Conventional Pollution Is Still Where It’s At: EPA Releases the Power Plant MACT Rule

If anyone had any doubts about the significance of the conventional pollutant regulations that EPA would be rolling out, even in the absence of a full cap-and-trade program for GHG, Wednesday’s release of EPA’s revised power plant MACT proposal should go a long way towards eliminating those doubts. As most readers know, the rule replaces the Bush-era MACT rule that would have created a trading program.

The rule poses a problem for critics of EPA. While arguments can be made about the feasibility of some of the standards and the cost to comply, they cannot credibly allege that it is a back-door effort to regulate coal out of existence. The rule is required by statute and the courts already rejected EPA’s attempt to implement a trading program for mercury.

Apparently, EPA acknowledges that this rule will result in the shut-down of approximately 10 GW of coal-fired capacity, though EPA is taking the position that most of that capacity would shut down for other reasons.

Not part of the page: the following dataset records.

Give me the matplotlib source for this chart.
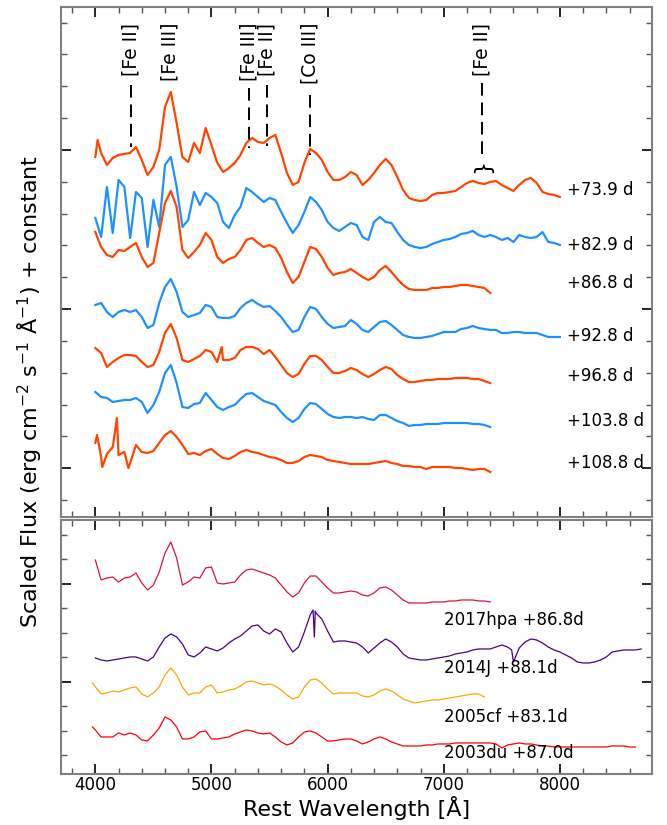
import numpy as np
import matplotlib
matplotlib.use("Agg")
import matplotlib.pyplot as plt
from matplotlib.ticker import MultipleLocator, FixedLocator

############################################################################
###                    SPECTRA (scaled flux + constant)                  ###
############################################################################
# sampling grids [A]
wave_long = np.arange(4000, 8001, 50)     # 4000 - 8000
wave_short = np.arange(4000, 7401, 50)    # 4000 - 7400

# 2017hpa sequence, top panel (values already include the offset)
flux_739 = [360, 364, 352, 359, 362, 363, 364, 370, 357, 342,
            350, 367, 410, 425, 394, 360, 355, 374, 364, 389,
            372, 354, 345, 349, 354, 362, 374, 379, 375, 374,
            379, 382, 364, 344, 332, 335, 354, 368, 364, 357,
            345, 337, 337, 340, 345, 342, 332, 337, 344, 352,
            358, 352, 340, 327, 319, 317, 316, 317, 322, 324,
            324, 325, 326, 330, 334, 336, 334, 333, 335, 336,
            332, 329, 326, 332, 337, 339, 334, 325, 323, 322,
            320]
flux_829 = [299, 280, 330, 284, 337, 330, 279, 325, 319, 270,
            317, 290, 352, 360, 330, 290, 297, 325, 312, 324,
            320, 314, 295, 289, 302, 310, 329, 325, 320, 315,
            319, 317, 305, 294, 284, 292, 305, 320, 315, 307,
            295, 289, 286, 290, 294, 292, 280, 277, 295, 300,
            295, 294, 285, 277, 272, 270, 269, 270, 273, 275,
            277, 278, 280, 283, 284, 286, 282, 280, 282, 280,
            277, 279, 275, 282, 280, 279, 280, 285, 275, 274,
            272]
flux_868 = [285, 270, 262, 260, 267, 266, 270, 274, 260, 250,
            254, 284, 314, 326, 310, 267, 259, 265, 272, 284,
            277, 260, 254, 258, 260, 267, 277, 279, 274, 270,
            272, 269, 259, 245, 234, 240, 255, 270, 268, 260,
            249, 242, 244, 245, 248, 244, 240, 237, 240, 247,
            251, 245, 238, 232, 228, 227, 227, 227, 229, 229,
            230, 230, 231, 232, 232, 231, 230, 229, 224]
flux_928 = [212, 214, 205, 200, 205, 207, 205, 207, 200, 189,
            192, 214, 230, 238, 225, 205, 200, 202, 204, 212,
            210, 200, 199, 199, 201, 209, 214, 217, 213, 210,
            211, 206, 200, 192, 185, 187, 200, 210, 208, 200,
            193, 189, 190, 191, 197, 193, 187, 185, 190, 195,
            196, 192, 187, 182, 180, 179, 179, 180, 181, 183,
            185, 185, 185, 188, 189, 191, 189, 188, 187, 187,
            184, 184, 185, 185, 184, 184, 184, 182, 180, 180,
            180]
flux_968 = [169, 164, 150, 155, 159, 162, 162, 161, 155, 150,
            152, 165, 184, 193, 179, 157, 155, 158, 161, 167,
            165, 155, 157, 157, 159, 167, 170, 170, 168, 163,
            167, 160, 152, 144, 140, 143, 153, 161, 161, 157,
            150, 144, 144, 146, 149, 147, 143, 140, 143, 147,
            150, 148, 142, 138, 135, 135, 136, 137, 137, 138,
            138, 138, 139, 139, 139, 138, 138, 136, 134]
flux_1038 = [125, 120, 119, 115, 116, 117, 117, 119, 115, 104,
             112, 125, 144, 152, 134, 110, 109, 113, 114, 124,
             117, 110, 107, 110, 112, 118, 123, 124, 120, 116,
             114, 112, 105, 99, 95, 99, 108, 114, 113, 108,
             103, 100, 99, 100, 100, 99, 100, 98, 97, 102,
             102, 99, 96, 94, 91, 92, 92, 93, 93, 93,
             94, 94, 94, 94, 94, 93, 93, 92, 90]
flux_1088 = [74, 60, 63, 70, 62, 65, 54, 72, 65, 64,
             66, 74, 82, 86, 80, 72, 63, 64, 62, 66,
             68, 63, 59, 58, 61, 65, 67, 65, 64, 62,
             60, 59, 57, 54, 54, 56, 60, 62, 61, 60,
             57, 56, 55, 54, 53, 53, 53, 53, 54, 55,
             56, 54, 53, 51, 51, 50, 50, 48, 50, 50,
             50, 50, 49, 49, 48, 47, 48, 48, 45]

# narrow spikes read separately
spike_739_w, spike_739_f = [4020], [377]
spike_968_w, spike_968_f = [5088], [170]
spike_1088_w, spike_1088_f = [4015, 4060, 4186, 4285], [82, 50, 99, 49]

# comparison objects, bottom panel
flux_17hpa = [215, 195, 197, 198, 193, 197, 198, 202, 192, 185,
              190, 203, 222, 233, 217, 190, 193, 198, 197, 207,
              208, 192, 191, 192, 193, 200, 205, 206, 204, 202,
              200, 197, 190, 183, 178, 182, 192, 199, 199, 193,
              187, 182, 182, 183, 184, 183, 180, 179, 182, 187,
              188, 185, 180, 175, 172, 172, 172, 172, 173, 173,
              173, 174, 174, 175, 175, 175, 174, 174, 173]
wave_14J = np.arange(4000, 8701, 50)
flux_14J = [117, 115, 114, 115, 116, 117, 118, 118, 116, 114,
            118, 128, 137, 141, 138, 131, 120, 118, 122, 128,
            126, 124, 127, 132, 136, 139, 144, 149, 150, 144,
            141, 146, 143, 132, 123, 128, 143, 160, 162, 156,
            144, 133, 134, 134, 133, 132, 128, 122, 127, 132,
            136, 133, 128, 121, 117, 116, 115, 115, 116, 117,
            118, 119, 121, 122, 123, 125, 126, 126, 126, 128,
            130, 128, 113, 127, 133, 136, 135, 132, 128, 125,
            123, 120, 117, 113, 112, 112, 113, 115, 118, 123,
            124, 125, 125, 125, 126]
spike_14J_w, spike_14J_f = [5875, 5886, 5894, 7585, 7625], [165, 138, 164, 125, 120]
wave_05cf = np.r_[3975, np.arange(4000, 7351, 50)]
flux_05cf = [92,
             88, 81, 82, 84, 83, 85, 87, 88, 81, 78,
             82, 88, 100, 107, 100, 88, 80, 82, 82, 88,
             90, 82, 83, 85, 86, 89, 93, 94, 92, 90,
             91, 89, 85, 80, 76, 78, 88, 95, 96, 92,
             86, 81, 82, 82, 82, 82, 79, 78, 80, 84,
             86, 84, 80, 76, 74, 72, 73, 74, 75, 75,
             76, 77, 78, 79, 80, 81, 81, 78]
wave_03du = np.r_[3975, np.arange(4000, 8651, 50)]
flux_03du = [48,
             45, 38, 38, 38, 42, 40, 42, 40, 35, 34,
             40, 47, 58, 55, 48, 36, 36, 38, 43, 44,
             36, 36, 37, 38, 41, 43, 45, 44, 42, 41,
             42, 38, 33, 30, 32, 38, 43, 44, 42, 38,
             34, 34, 35, 36, 36, 34, 31, 33, 36, 38,
             36, 33, 31, 29, 29, 29, 29, 30, 30, 31,
             31, 31, 32, 32, 32, 32, 32, 32, 32, 31,
             27, 30, 31, 32, 31, 31, 30, 29, 29, 28,
             28, 28, 28, 28, 28, 28, 28, 28, 28, 29,
             29, 29, 28, 28]

top_labels = ["+73.9 d", "+82.9 d", "+86.8 d", "+92.8 d", "+96.8 d", "+103.8 d", "+108.8 d"]
top_label_y = [327, 272, 234, 181, 141, 96, 54]
bottom_labels = ["2017hpa +86.8d", "2014J +88.1d", "2005cf +83.1d", "2003du +87.0d"]
bottom_label_y = [155, 107, 58, 22]

# line identifications: name, wavelength, dashed line top / bottom
line_names = ["[Fe II]", "[Fe III]", "[Fe III]", "[Fe II]", "[Co III]", "[Fe II]"]
line_wave = [4307, 4640, 5325, 5478, 5845, 7328]
line_top = [432, None, 429, 432, 422, 434]
line_bot = [370, None, 369, 371, 362, 357]


def with_spikes(w, f, sw=(), sf=()):
    w = np.concatenate([np.asarray(w, float), sw])
    f = np.concatenate([np.asarray(f, float), sf])
    order = np.argsort(w)
    return w[order], f[order]


c_orange = "orangered"
c_blue = "dodgerblue"

fig = plt.figure(figsize=(6.67, 8.25), dpi=100)
ax1 = fig.add_axes([0.0919, 0.3737, 0.8861, 0.6175])
ax2 = fig.add_axes([0.0919, 0.0615, 0.8861, 0.3082], sharex=ax1)

########################################################################################
# Top panel
########################################################################################
top_spectra = [
    (wave_long, flux_739, spike_739_w, spike_739_f, c_orange),
    (wave_long, flux_829, [], [], c_blue),
    (wave_short, flux_868, [], [], c_orange),
    (wave_long, flux_928, [], [], c_blue),
    (wave_short, flux_968, spike_968_w, spike_968_f, c_orange),
    (wave_short, flux_1038, [], [], c_blue),
    (wave_short, flux_1088, spike_1088_w, spike_1088_f, c_orange),
]
for w, f, sw, sf, col in top_spectra:
    x, y = with_spikes(w, f, sw, sf)
    ax1.plot(x, y, color=col, lw=1.6)

for lab, y in zip(top_labels, top_label_y):
    ax1.text(8062, y, lab, fontsize=12, va="center", ha="left")

for name, w, y0, y1 in zip(line_names, line_wave, line_top, line_bot):
    ax1.text(w, 494, name, rotation=90, fontsize=13.5, ha="center", va="top")
    if y0 is not None:
        ax1.plot([w, w], [y0, y1], color="k", lw=1.4, ls=(0, (6.5, 3.5)))
ax1.text(7328, 351, "}", rotation=90, fontsize=16, ha="center", va="center")

ax1.set_ylim(0.3, 509.7)
ax1.yaxis.set_major_locator(FixedLocator([48.7, 207.9, 367.1]))
ax1.yaxis.set_minor_locator(FixedLocator(np.arange(16.86, 509, 31.84)))

########################################################################################
# Bottom panel
########################################################################################
ax2.plot(wave_short, flux_17hpa, color="crimson", lw=0.9)
x, y = with_spikes(wave_14J, flux_14J, spike_14J_w, spike_14J_f)
ax2.plot(x, y, color="indigo", lw=0.9)
ax2.plot(wave_05cf, flux_05cf, color="orange", lw=0.9)
ax2.plot(wave_03du, flux_03du, color="red", lw=0.9)

for lab, y in zip(bottom_labels, bottom_label_y):
    ax2.text(7003, y, lab, fontsize=12, va="center", ha="left")

ax2.set_ylim(0.7, 255)
ax2.yaxis.set_major_locator(FixedLocator([93.3, 191.3]))
ax2.yaxis.set_minor_locator(FixedLocator(np.arange(19.8, 255, 24.5)))

ax2.set_xlim(3707, 8796)
ax2.xaxis.set_major_locator(MultipleLocator(1000))
ax2.xaxis.set_minor_locator(MultipleLocator(200))
ax2.set_xlabel("Rest Wavelength [Å]", fontsize=16, labelpad=1)

for ax in (ax1, ax2):
    ax.tick_params(which="both", direction="in", top=True, right=True, labelleft=False)
    ax.tick_params(which="major", length=7, width=1.2, color="k", labelsize=12, pad=1.5)
    ax.tick_params(which="minor", length=4, width=1.0, color="#555555")
    for sp in ax.spines.values():
        sp.set_color("gray")
        sp.set_linewidth(1.5)
ax1.tick_params(labelbottom=False)

fig.text(0.045, 0.525, r"Scaled Flux (erg cm$^{-2}$ s$^{-1}$ Å$^{-1}$) + constant",
         rotation=90, fontsize=16, ha="center", va="center")

plt.savefig("out.png", dpi=100)
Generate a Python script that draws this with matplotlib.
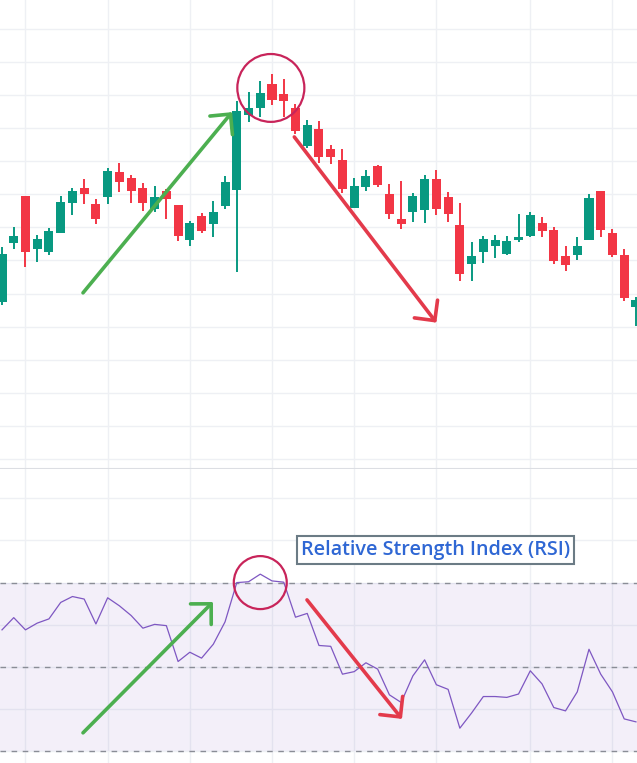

As to substance, the rule is too long – the currently available version weighs in at 946 pages – to describe here. EPA has a reasonably helpful summary, though it doesn’t describe the actual standards. Suffice it to say that, given the absence of a trading program, and the imposition of very low emission standards for mercury and PM (or non-mercury metals), control technology will be necessary to comply with the standards. I don’t think that there’s any such thing as low mercury or low PM coal. The days of uncontrolled coal units are coming to an end.